Saturday, January 18, 2014

UPDATED: Mapping our progress

A FB friend made a comment about entrenched attitudes in the south.  Is the old confederacy really still a problem?  Here are some maps.

First, let's start with maps defining racial issues.

This map (from the US Census) shows us the frequency of inter-racial couples.

Here's a look at states that banned inter-racial marriage.  This graphic (from the NY Times) addresses whether the states got rid of the ban before the Supreme Court ruled such bans unconstitutional in 1967 (Loving v. Virginia).  You can see that the states in the lower right had bans in place until the Supreme Court acted.


What about segregation?  Who was segregated prior to Brown v. Board of education?
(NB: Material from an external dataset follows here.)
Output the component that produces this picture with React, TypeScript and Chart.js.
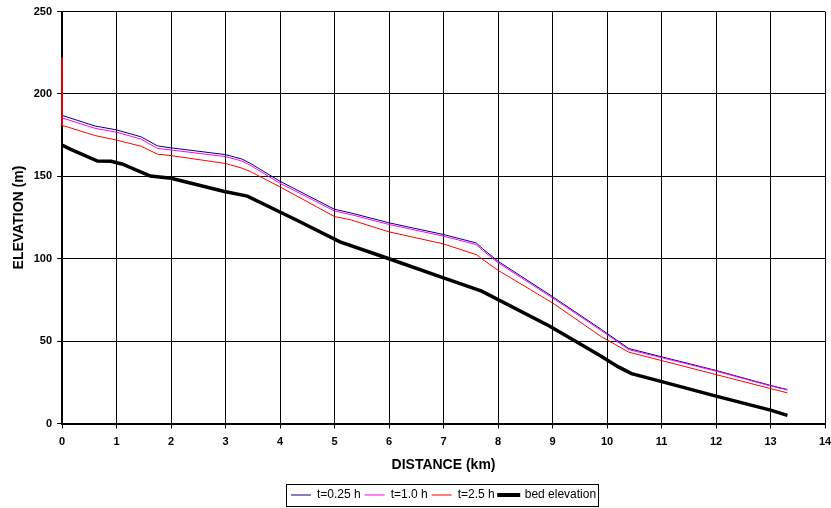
import React, { useEffect, useRef } from "react";
import { Chart, registerables } from "chart.js";

Chart.register(...registerables);

const wsDistance = [0, 0.6, 1.0, 1.45, 1.75, 2.0, 3.0, 3.3, 3.45, 4.0, 5.0, 5.3, 6.0, 7.0, 7.6, 7.72, 8.0, 9.0, 9.9, 10.4, 11, 12, 13, 13.31];
const t025 = [187, 180.6, 178.2, 174, 168.5, 167.3, 163.2, 160.5, 158, 147, 130, 127.8, 121.8, 114.7, 109.6, 106, 98.5, 77, 57, 45.5, 40.5, 32.2, 23.1, 20.6];
const t10 = [185.5, 179.2, 176.8, 172.6, 167, 166, 162, 159.3, 156.8, 145.8, 129, 126.8, 120.8, 113.7, 108.6, 105, 97.6, 76.2, 56.3, 44.8, 40, 31.8, 22.8, 20.3];
const t25Distance = [0, 0, 0.6, 1.0, 1.45, 1.75, 2.0, 3.0, 3.3, 3.45, 4.0, 5.0, 5.3, 6.0, 7.0, 7.6, 7.72, 8.0, 9.0, 9.9, 10.4, 11, 12, 13, 13.31];
const t25 = [222, 181, 174.8, 172, 168.3, 163.5, 162.6, 157.8, 155, 153, 143.6, 125.6, 123.6, 116.3, 109, 102.5, 99.5, 93, 73.2, 52.6, 43.3, 38.2, 29.7, 21.2, 18.6];
const bedDistance = [0, 0.15, 0.65, 0.9, 1.1, 1.62, 2.0, 2.96, 3.4, 4.3, 5.1, 6.0, 7.0, 7.7, 8.95, 9.87, 10.2, 10.45, 10.97, 12.0, 13.0, 13.31];
const bedElevation = [169, 166.5, 159.3, 159.2, 157.5, 150.2, 148.8, 141, 138, 123.5, 110.2, 100, 88.4, 80.3, 59, 41.3, 34.5, 30.3, 25.7, 16.6, 8.1, 4.9];
const seriesNames = ["t=0.25 h", "t=1.0 h", "t=2.5 h", "bed elevation"];

const FONT = "'Liberation Sans', Arial, sans-serif";

const pts = (xs: number[], ys: number[]) => xs.map((x, i) => ({ x, y: ys[i] }));

const legendBorder = {
  id: "legendBorder",
  afterDraw(chart: any) {
    const lg = chart.legend;
    if (!lg || !lg.legendHitBoxes || !lg.legendHitBoxes.length) return;
    let x0 = Infinity, x1 = -Infinity, y0 = Infinity, y1 = -Infinity;
    for (const b of lg.legendHitBoxes) {
      x0 = Math.min(x0, b.left);
      x1 = Math.max(x1, b.left + b.width);
      y0 = Math.min(y0, b.top);
      y1 = Math.max(y1, b.top + b.height);
    }
    const ctx = chart.ctx;
    ctx.save();
    ctx.strokeStyle = "#000";
    ctx.lineWidth = 1;
    ctx.strokeRect(Math.round(x0 - 5) + 0.5, Math.round(y0 - 5) + 0.5, Math.round(x1 - x0 + 7), Math.round(y1 - y0 + 10));
    ctx.restore();
  },
};

export default function App() {
  const ref = useRef<HTMLCanvasElement>(null);
  useEffect(() => {
    const chart = new Chart(ref.current!, {
      type: "scatter",
      data: {
        datasets: [
          { label: seriesNames[0], data: pts(wsDistance, t025), borderColor: "#000080", backgroundColor: "#000080", borderWidth: 1, showLine: true, pointRadius: 0, order: 3 },
          { label: seriesNames[1], data: pts(wsDistance, t10), borderColor: "#FF00FF", backgroundColor: "#FF00FF", borderWidth: 1, showLine: true, pointRadius: 0, order: 2 },
          { label: seriesNames[2], data: pts(t25Distance, t25), borderColor: "#FF0000", backgroundColor: "#FF0000", borderWidth: 1, showLine: true, pointRadius: 0, order: 1, clip: 4 },
          { label: seriesNames[3], data: pts(bedDistance, bedElevation), borderColor: "#000000", backgroundColor: "#000000", borderWidth: 3.5, showLine: true, pointRadius: 0, order: 0 },
        ],
      },
      options: {
        responsive: false,
        animation: false,
        layout: { padding: { top: 8, right: 0, left: 4, bottom: -3 } },
        plugins: {
          tooltip: { enabled: false },
          legend: {
            position: "bottom",
            fullSize: false,
            labels: {
              font: { family: FONT, size: 12 },
              color: "#000",
              boxWidth: 20,
              boxHeight: 1,
              padding: 4,
              generateLabels: (c: any) =>
                c.data.datasets.map((ds: any, i: number) => ({
                  text: ds.label,
                  fillStyle: ds.borderColor,
                  strokeStyle: ds.borderColor,
                  lineWidth: i === 3 ? 3 : 0,
                  hidden: false,
                  datasetIndex: i,
                  fontColor: "#000",
                })),
            },
          },
        },
        scales: {
          x: {
            type: "linear",
            min: 0,
            max: 14,
            afterFit: (s: any) => {
              s.paddingRight = 6;
            },
            ticks: { stepSize: 1, color: "#000", font: { family: FONT, size: 11, weight: "bold" }, padding: 7 },
            grid: { color: "#000", lineWidth: 1, tickLength: 5 },
            border: { color: "#000", width: 2 },
            title: { display: true, text: "DISTANCE (km)", color: "#000", font: { family: FONT, size: 14, weight: "bold" }, padding: { top: 1.4, bottom: 11.1 } },
          },
          y: {
            type: "linear",
            min: 0,
            max: 250,
            ticks: { stepSize: 50, color: "#000", font: { family: FONT, size: 11, weight: "bold" }, padding: 5 },
            grid: { color: "#000", lineWidth: 1, tickLength: 5 },
            border: { color: "#000", width: 2 },
            title: { display: true, text: "ELEVATION (m)", color: "#000", font: { family: FONT, size: 14, weight: "bold" }, padding: { top: 6.6, bottom: 1.3 } },
          },
        },
      },
      plugins: [legendBorder],
    } as any);
    return () => chart.destroy();
  }, []);
  return (
    <div style={{ position: "fixed", left: 0, top: 0, width: 831, height: 508, background: "#fff" }}>
      <canvas ref={ref} width={831} height={508} />
    </div>
  );
}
This map comes from a project from Cal State Humboldt called the "Hate map". The investigators identified twitter posts using racist slurs, and geotagged them.  Then they colored them on whether they were more common than the average.  

Voter ID laws typically are disproportionately targeted at the poor, the young,and people of color.  HEre's a summary of such laws via the Washington POst.

Let's turn our attention to LGBT rights.  Start with decriminalization;  the landmark Lawrence v. Texas overturned the remaining sodomy laws that attempted to criminalize consensual sex involving lesbians and gays.

  Here's a map showing which states have non-discrimination laws that cover sexual orientation.  In these states, you can't deny service or accommodation to someone just because they are gay. Elsewhere, it is perfectly legal to fire someone simply for being gay.

Marriage equality is our big topic.  Here is the map or marriage in the states.  (Utah and Oklahoma are still litigating.)

And here's the hate-map of homophobic and anti-gay slurs on Twitter.

As for other correlations, here's a map of the Confederacy. 

A map of Evangelical Christians.

And a map of the 11 different Americas, defined by our distinct places of origin and culture.

Updated:  And here's a map showing positive correlation between conservative Evangelical Christians and the rate of divorce.  That means the more conservative Evangelicals there are, the higher the divorce rate for everyone.

So much for family values. 

1 comment:

JCF said...

North America can be broken neatly into 11 separate nation-states

"neatly broken"??? Not if you live on the "border" of a nation-state!

As a (near) native of Sacramento, CA, who has lived here *most* of my life (though w/ time away, all over, for perspective), I can testify that it absolutely belongs in the "Left Coast" and not, as divided by Colin Woodard, in the "Far West". A quick perusal of letters-to-the-editor in the Sacramento Bee could tell you that RightWing jackholes are found east of here, in the foothills.